December 6, 2022
Ithaca, NY | 41°F


Rustic Overtones return

The Maine-based Rustic Overtones formed in the early 1990s and enjoyed a wave of success throughout the decade. The seven-piece group recently reunited after breaking up in 2002 and will bring its horn-fueled sound to The Haunt tomorrow. Staff Writer Byard Duncan spoke to lead singer Dave Gutter about the band’s long history and more recent news.

The Rustic Overtones played at The Haunt on April 4.

Byard Duncan: You guys had some problems with labels, which led to each member going his separate way. What inspired you to keep going?
Dave Gutter: Um, I don’t know. … You burn a couple pancakes before you get a good one, I guess.

BD: It was a pretty lengthy hiatus before the release of your latest album. How did that time apart affect your songwriting process?

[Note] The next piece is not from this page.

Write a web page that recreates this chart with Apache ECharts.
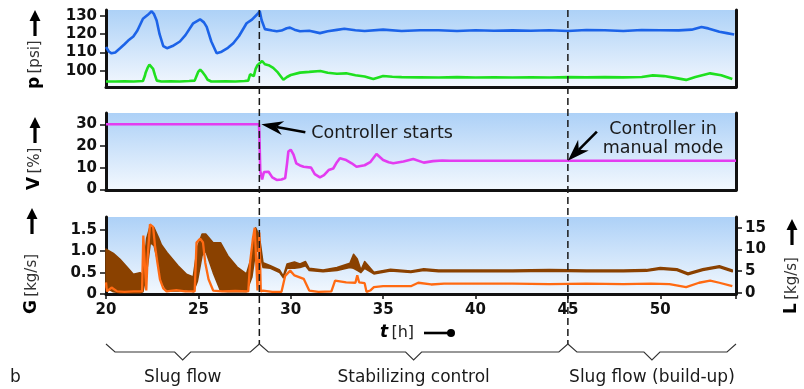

DG: I think it made it better. We got better as songwriters because we went into, you know, songwriting individually rather than just as a band … So where normally I would bounce an idea off Tony [McNaboe] or Ryan [Zoidis], they were no longer there, and we had to all kind of hold our own. When we got back together, you know … [it was] definitely a different process as far as writing songs. … It was kind of like riding a bike again. It came back together pretty easy, but we’re all definitely more proficient after those four or five years.

BD: How are you guys keeping it fresh on the road this time around?

DG: Fresh? We’ve got a lot of … stuff off the new record, and actually we’re incorporating some of the songs we hadn’t played for the previous tours and stuff that were on our records that we just kinda brought back to life. … You keep it fresh by just being excited to play every night and giving a high-energy performance.

BD: Are you writing new material?

DG: We just got done building a studio up in Portland, [Maine,] — where we’re from — and we’ve been writing a whole bunch of new stuff. Probably 10 or 12 songs already for our next record.

BD: Rustic Overtones has a very eclectic sound. From which directions are you guys coming?

DG: Our main influence right now as far as songwriting goes is … not as much to watch everyone else for what to do, but kinda watch what not to do. Because there’s just a lot of crap out there, so we just try to make music that’s “not crap.”

BD: Who are your main influences?

DG: As far as influences, I mean there’s stuff we all grew up on, you know: Beatles, punk rock, jazz, James Brown is all stuff that kind of formed our musical taste. It’s all pretty much the same now. And I don’t think anything’s come out in the five years that we weren’t playing that really changed my mind about music.

BD: Any plans for the future?

DG: We’re always working on new stuff in the studio and writing. You know with all the other groups, are still alive and well, but we just do all of it — but yeah we just keep playing music and making records. There’s a lot of us and a lot of ideas, so we want to have a big Rustic Overtones factory that will just keep spitting out music.

BD: What’s your craziest Rustic Overtones memory?

DG: I mean there’s a lot of really crazy ones. … So far on this tour we’ve seen a girl get hit by a car, we saw a girl get a Brazilian bikini wax in the middle of a club — by one of our band members — … and we saw a car spin out on the highway going about 100 [mph]. … But those are just the last three days. I mean, there’s years of that sort of thing that I can piece together, but working with David Bowie was a huge, huge thing, and that’s now available on our vinyl release of the “Lead Paint” single. … We just shot a video for “Letter to the President,” and it’s gonna be mostly streaming online stuff for right now, but that was … a fun experience, and that will be out soon.

Rustic Overtones will perform at 9 p.m. tomorrow at The Haunt, 702 Willow Ave. Tickets are $15.